• WORK TO DO
Carry none of the pictures over; write out the complete data exactly.

───── PROVIDED DATA ─────

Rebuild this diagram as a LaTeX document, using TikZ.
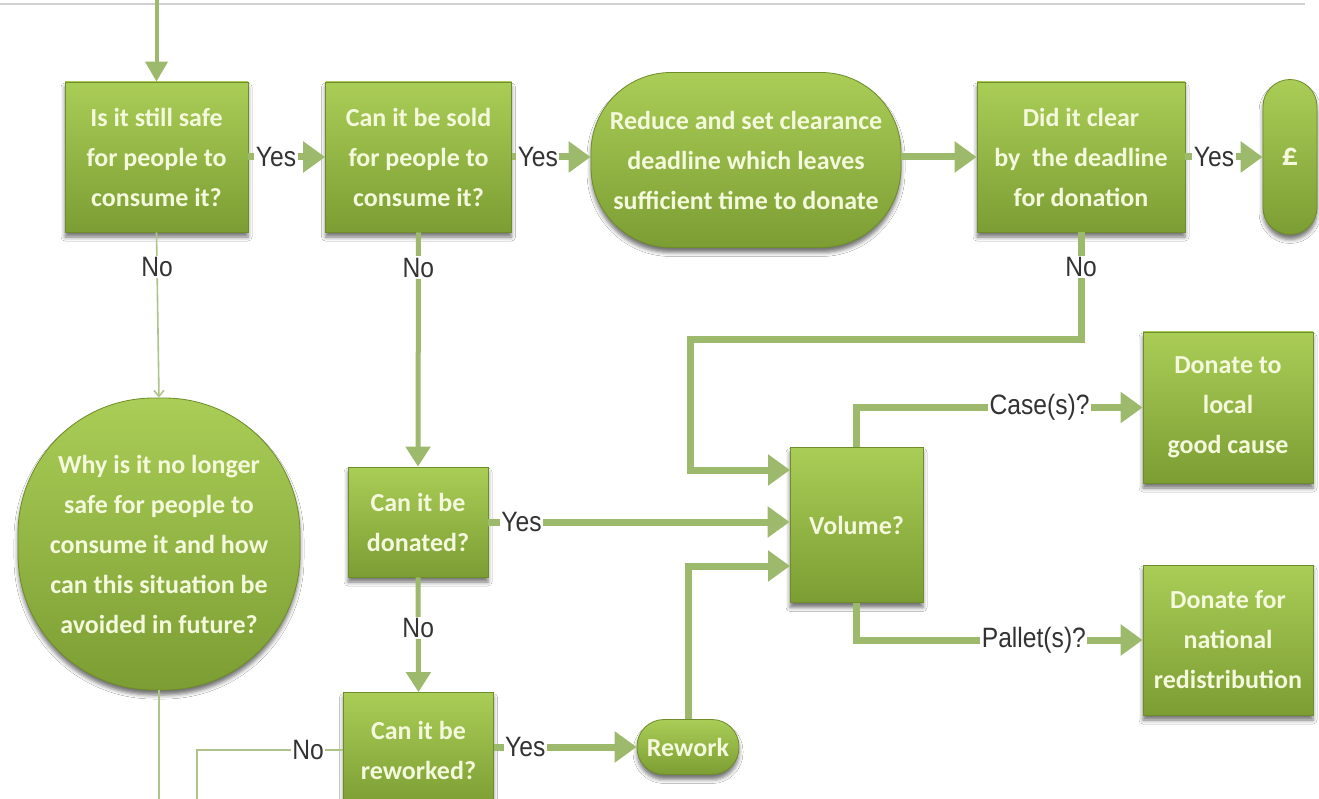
\documentclass[tikz,border=0pt]{standalone}
\usepackage{fontspec}
\setmainfont{Liberation Sans}
\newfontfamily\boxfont{Carlito}
\newfontfamily\lblfont[FakeStretch=0.88]{Liberation Sans}
\usetikzlibrary{arrows.meta,shadows.blur}
\definecolor{gtop}{HTML}{AACD57}
\definecolor{gbot}{HTML}{7C9D33}
\definecolor{gedge}{HTML}{6E8C2A}
\definecolor{gtext}{HTML}{F4F8DC}
\definecolor{arr}{HTML}{9DB96B}
\definecolor{thinc}{HTML}{AFC48A}
\definecolor{lblc}{HTML}{333333}
\tikzset{
  box/.style={draw=gedge, line width=0.8pt, top color=gtop, bottom color=gbot,
    blur shadow={shadow xshift=0pt, shadow yshift=-5pt, shadow blur radius=4pt, shadow opacity=55},
    text=gtext, font=\boxfont\bfseries\fontsize{26}{40}\selectfont, align=center, inner sep=0pt},
  pill/.style={box, rounded corners=#1},
  lbl/.style={font=\lblfont\fontsize{28}{30}\selectfont, text=lblc, fill=white, inner sep=1.5pt},
  bigarrow/.style={draw=arr, line width=7pt, -{Triangle[length=22pt,width=30pt]}},
  medarrow/.style={draw=arr, line width=5pt, -{Triangle[length=20pt,width=24pt]}},
  thinline/.style={draw=thinc, line width=1.6pt},
}
\begin{document}
\begin{tikzpicture}[x=1pt,y=-1pt]
\useasboundingbox (0,0) rectangle (1319,799);
\fill[white] (0,0) rectangle (1319,799);
\clip (0,0) rectangle (1319,799);
% top grey rule
\coordinate (ruleL) at (0,4);
\coordinate (ruleR) at (1305,4);
\draw[black!18, line width=2pt] (ruleL) -- (ruleR);

% nodes
\node[box, minimum width=183pt, minimum height=150pt] (q1) at (156.5,157) {Is it still safe\\for people to\\consume it?};
\node[box, minimum width=186pt, minimum height=150pt] (q2) at (418.5,157) {Can it be sold\\for people to\\consume it?};
\node[pill=80pt, minimum width=310pt, minimum height=175pt] (q3) at (746,160) {Reduce and set clearance\\deadline which leaves\\sufficient time to donate};
\node[box, minimum width=208pt, minimum height=150pt] (q4) at (1081,157) {Did it clear\\by\ \ the deadline\\for donation};
\node[pill=27pt, minimum width=54pt, minimum height=155pt, font=\boxfont\bfseries\fontsize{32}{36}\selectfont] (pound) at (1290,157) {£};
\node[pill=136pt, minimum width=282pt, minimum height=292pt] (why) at (159,544) {Why is it no longer\\safe for people to\\consume it and how\\can this situation be\\avoided in future?};
\node[box, minimum width=140pt, minimum height=110pt] (q5) at (418,522) {Can it be\\donated?};
\node[box, minimum width=150pt, minimum height=115pt] (q6) at (418.5,750) {Can it be\\reworked?};
\node[pill=27pt, minimum width=102pt, minimum height=55pt] (rework) at (688,747) {Rework};
\node[box, minimum width=133pt, minimum height=155pt] (vol) at (856.5,525) {Volume?};
\node[box, minimum width=170pt, minimum height=151pt] (local) at (1228,407.5) {Donate to\\local\\good cause};
\node[box, minimum width=170pt, minimum height=150pt] (natl) at (1228,640) {Donate for\\national\\redistribution};

% helper coordinates
\coordinate (top) at (156.5,0);
\coordinate (whyend) at (159,820);
\coordinate (noL) at (197,750);
\coordinate (noLend) at (197,820);
\coordinate (c1) at (1081,340);
\coordinate (c2) at (690,340);
\coordinate (c3) at (690,470);
\coordinate (in1) at (790,470);
\coordinate (in3) at (790,566);

% connectors
\draw[draw=arr, line width=4pt, -{Triangle[length=20pt,width=22pt]}] (top) -- (q1.north);
\draw[bigarrow] (q1.east) -- (q2.west) node[lbl, pos=0.36] {Yes};
\draw[bigarrow] (q2.east) -- (q3.west |- q2.east) node[lbl, pos=0.33] {Yes};
\draw[bigarrow] (q3.east |- q4.west) -- (q4.west);
\draw[bigarrow] (q4.east) -- (pound.west) node[lbl, pos=0.37] {Yes};

\draw[thinline, -{Straight Barb[length=6pt,width=10pt]}] (q1.south) -- (why.north) node[lbl, pos=0.21] {No};
\draw[thinline] (why.south) -- (whyend);

\draw[medarrow] (q2.south) -- (q5.north) node[lbl, pos=0.15] {No};
\draw[bigarrow] (q5.east) -- (q5.east -| vol.west) node[lbl, pos=0.11] {Yes};
\draw[medarrow] (q5.south) -- (q6.north) node[lbl, pos=0.44] {No};

\draw[thinline] (q6.west) -- node[lbl, pos=0.24] {No} (noL) -- (noLend);
\draw[bigarrow] (rework.west -| q6.east) -- (rework.west) node[lbl, pos=0.22] {Yes};
\draw[bigarrow] (rework.north) |- (in3);

\draw[bigarrow] (q4.south) -- node[lbl, pos=0.32] {No} (c1) -- (c2) -- (c3) -- (in1);

\draw[bigarrow] (vol.north) |- (local.west) node[lbl, pos=0.82] {Case(s)?};
\draw[bigarrow] (vol.south) |- (natl.west) node[lbl, pos=0.81] {Pallet(s)?};
\end{tikzpicture}
\end{document}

─────

• EXERCISE ANSWER
Rebuild this diagram as a LaTeX document, using TikZ.
\documentclass[tikz,border=0pt]{standalone}
\usepackage{fontspec}
\setmainfont{Liberation Sans}
\newfontfamily\boxfont{Carlito}
\newfontfamily\lblfont[FakeStretch=0.88]{Liberation Sans}
\usetikzlibrary{arrows.meta,shadows.blur}
\definecolor{gtop}{HTML}{AACD57}
\definecolor{gbot}{HTML}{7C9D33}
\definecolor{gedge}{HTML}{6E8C2A}
\definecolor{gtext}{HTML}{F4F8DC}
\definecolor{arr}{HTML}{9DB96B}
\definecolor{thinc}{HTML}{AFC48A}
\definecolor{lblc}{HTML}{333333}
\tikzset{
  box/.style={draw=gedge, line width=0.8pt, top color=gtop, bottom color=gbot,
    blur shadow={shadow xshift=0pt, shadow yshift=-5pt, shadow blur radius=4pt, shadow opacity=55},
    text=gtext, font=\boxfont\bfseries\fontsize{26}{40}\selectfont, align=center, inner sep=0pt},
  pill/.style={box, rounded corners=#1},
  lbl/.style={font=\lblfont\fontsize{28}{30}\selectfont, text=lblc, fill=white, inner sep=1.5pt},
  bigarrow/.style={draw=arr, line width=7pt, -{Triangle[length=22pt,width=30pt]}},
  medarrow/.style={draw=arr, line width=5pt, -{Triangle[length=20pt,width=24pt]}},
  thinline/.style={draw=thinc, line width=1.6pt},
}
\begin{document}
\begin{tikzpicture}[x=1pt,y=-1pt]
\useasboundingbox (0,0) rectangle (1319,799);
\fill[white] (0,0) rectangle (1319,799);
\clip (0,0) rectangle (1319,799);
% top grey rule
\coordinate (ruleL) at (0,4);
\coordinate (ruleR) at (1305,4);
\draw[black!18, line width=2pt] (ruleL) -- (ruleR);

% nodes
\node[box, minimum width=183pt, minimum height=150pt] (q1) at (156.5,157) {Is it still safe\\for people to\\consume it?};
\node[box, minimum width=186pt, minimum height=150pt] (q2) at (418.5,157) {Can it be sold\\for people to\\consume it?};
\node[pill=80pt, minimum width=310pt, minimum height=175pt] (q3) at (746,160) {Reduce and set clearance\\deadline which leaves\\sufficient time to donate};
\node[box, minimum width=208pt, minimum height=150pt] (q4) at (1081,157) {Did it clear\\by\ \ the deadline\\for donation};
\node[pill=27pt, minimum width=54pt, minimum height=155pt, font=\boxfont\bfseries\fontsize{32}{36}\selectfont] (pound) at (1290,157) {£};
\node[pill=136pt, minimum width=282pt, minimum height=292pt] (why) at (159,544) {Why is it no longer\\safe for people to\\consume it and how\\can this situation be\\avoided in future?};
\node[box, minimum width=140pt, minimum height=110pt] (q5) at (418,522) {Can it be\\donated?};
\node[box, minimum width=150pt, minimum height=115pt] (q6) at (418.5,750) {Can it be\\reworked?};
\node[pill=27pt, minimum width=102pt, minimum height=55pt] (rework) at (688,747) {Rework};
\node[box, minimum width=133pt, minimum height=155pt] (vol) at (856.5,525) {Volume?};
\node[box, minimum width=170pt, minimum height=151pt] (local) at (1228,407.5) {Donate to\\local\\good cause};
\node[box, minimum width=170pt, minimum height=150pt] (natl) at (1228,640) {Donate for\\national\\redistribution};

% helper coordinates
\coordinate (top) at (156.5,0);
\coordinate (whyend) at (159,820);
\coordinate (noL) at (197,750);
\coordinate (noLend) at (197,820);
\coordinate (c1) at (1081,340);
\coordinate (c2) at (690,340);
\coordinate (c3) at (690,470);
\coordinate (in1) at (790,470);
\coordinate (in3) at (790,566);

% connectors
\draw[draw=arr, line width=4pt, -{Triangle[length=20pt,width=22pt]}] (top) -- (q1.north);
\draw[bigarrow] (q1.east) -- (q2.west) node[lbl, pos=0.36] {Yes};
\draw[bigarrow] (q2.east) -- (q3.west |- q2.east) node[lbl, pos=0.33] {Yes};
\draw[bigarrow] (q3.east |- q4.west) -- (q4.west);
\draw[bigarrow] (q4.east) -- (pound.west) node[lbl, pos=0.37] {Yes};

\draw[thinline, -{Straight Barb[length=6pt,width=10pt]}] (q1.south) -- (why.north) node[lbl, pos=0.21] {No};
\draw[thinline] (why.south) -- (whyend);

\draw[medarrow] (q2.south) -- (q5.north) node[lbl, pos=0.15] {No};
\draw[bigarrow] (q5.east) -- (q5.east -| vol.west) node[lbl, pos=0.11] {Yes};
\draw[medarrow] (q5.south) -- (q6.north) node[lbl, pos=0.44] {No};

\draw[thinline] (q6.west) -- node[lbl, pos=0.24] {No} (noL) -- (noLend);
\draw[bigarrow] (rework.west -| q6.east) -- (rework.west) node[lbl, pos=0.22] {Yes};
\draw[bigarrow] (rework.north) |- (in3);

\draw[bigarrow] (q4.south) -- node[lbl, pos=0.32] {No} (c1) -- (c2) -- (c3) -- (in1);

\draw[bigarrow] (vol.north) |- (local.west) node[lbl, pos=0.82] {Case(s)?};
\draw[bigarrow] (vol.south) |- (natl.west) node[lbl, pos=0.81] {Pallet(s)?};
\end{tikzpicture}
\end{document}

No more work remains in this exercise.